━━━ Data section ━━━
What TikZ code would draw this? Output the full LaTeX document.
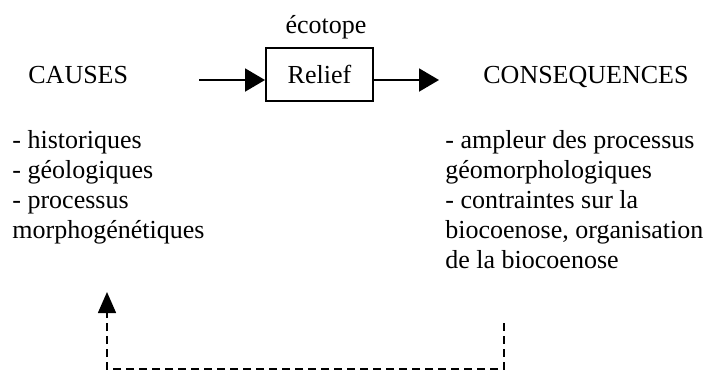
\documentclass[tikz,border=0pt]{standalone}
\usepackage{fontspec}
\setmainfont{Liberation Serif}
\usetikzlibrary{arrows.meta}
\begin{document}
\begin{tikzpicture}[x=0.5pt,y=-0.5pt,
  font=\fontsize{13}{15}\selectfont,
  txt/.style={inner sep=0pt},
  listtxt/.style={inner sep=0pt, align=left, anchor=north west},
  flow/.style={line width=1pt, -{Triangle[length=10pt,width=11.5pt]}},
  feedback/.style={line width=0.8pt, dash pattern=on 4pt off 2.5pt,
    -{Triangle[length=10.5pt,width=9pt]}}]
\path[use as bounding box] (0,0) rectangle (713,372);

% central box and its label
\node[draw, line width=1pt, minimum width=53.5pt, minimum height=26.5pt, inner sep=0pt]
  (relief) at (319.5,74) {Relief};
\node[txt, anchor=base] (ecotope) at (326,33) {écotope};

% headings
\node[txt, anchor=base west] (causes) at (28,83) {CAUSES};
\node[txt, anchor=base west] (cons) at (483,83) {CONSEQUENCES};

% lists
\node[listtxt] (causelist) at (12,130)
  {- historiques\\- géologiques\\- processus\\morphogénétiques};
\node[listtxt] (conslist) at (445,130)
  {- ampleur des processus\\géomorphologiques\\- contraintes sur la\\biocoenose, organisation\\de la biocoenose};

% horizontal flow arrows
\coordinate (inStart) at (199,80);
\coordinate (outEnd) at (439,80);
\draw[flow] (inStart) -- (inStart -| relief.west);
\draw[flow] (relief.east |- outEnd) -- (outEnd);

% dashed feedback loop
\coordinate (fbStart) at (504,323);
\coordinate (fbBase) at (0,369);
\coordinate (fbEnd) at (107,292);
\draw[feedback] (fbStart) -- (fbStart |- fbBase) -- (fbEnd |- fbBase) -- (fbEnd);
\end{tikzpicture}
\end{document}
━━━
* Exercise task *
All of the material above is to be copied exactly, except for its images.

* Result below *
What TikZ code would draw this? Output the full LaTeX document.
\documentclass[tikz,border=0pt]{standalone}
\usepackage{fontspec}
\setmainfont{Liberation Serif}
\usetikzlibrary{arrows.meta}
\begin{document}
\begin{tikzpicture}[x=0.5pt,y=-0.5pt,
  font=\fontsize{13}{15}\selectfont,
  txt/.style={inner sep=0pt},
  listtxt/.style={inner sep=0pt, align=left, anchor=north west},
  flow/.style={line width=1pt, -{Triangle[length=10pt,width=11.5pt]}},
  feedback/.style={line width=0.8pt, dash pattern=on 4pt off 2.5pt,
    -{Triangle[length=10.5pt,width=9pt]}}]
\path[use as bounding box] (0,0) rectangle (713,372);

% central box and its label
\node[draw, line width=1pt, minimum width=53.5pt, minimum height=26.5pt, inner sep=0pt]
  (relief) at (319.5,74) {Relief};
\node[txt, anchor=base] (ecotope) at (326,33) {écotope};

% headings
\node[txt, anchor=base west] (causes) at (28,83) {CAUSES};
\node[txt, anchor=base west] (cons) at (483,83) {CONSEQUENCES};

% lists
\node[listtxt] (causelist) at (12,130)
  {- historiques\\- géologiques\\- processus\\morphogénétiques};
\node[listtxt] (conslist) at (445,130)
  {- ampleur des processus\\géomorphologiques\\- contraintes sur la\\biocoenose, organisation\\de la biocoenose};

% horizontal flow arrows
\coordinate (inStart) at (199,80);
\coordinate (outEnd) at (439,80);
\draw[flow] (inStart) -- (inStart -| relief.west);
\draw[flow] (relief.east |- outEnd) -- (outEnd);

% dashed feedback loop
\coordinate (fbStart) at (504,323);
\coordinate (fbBase) at (0,369);
\coordinate (fbEnd) at (107,292);
\draw[feedback] (fbStart) -- (fbStart |- fbBase) -- (fbEnd |- fbBase) -- (fbEnd);
\end{tikzpicture}
\end{document}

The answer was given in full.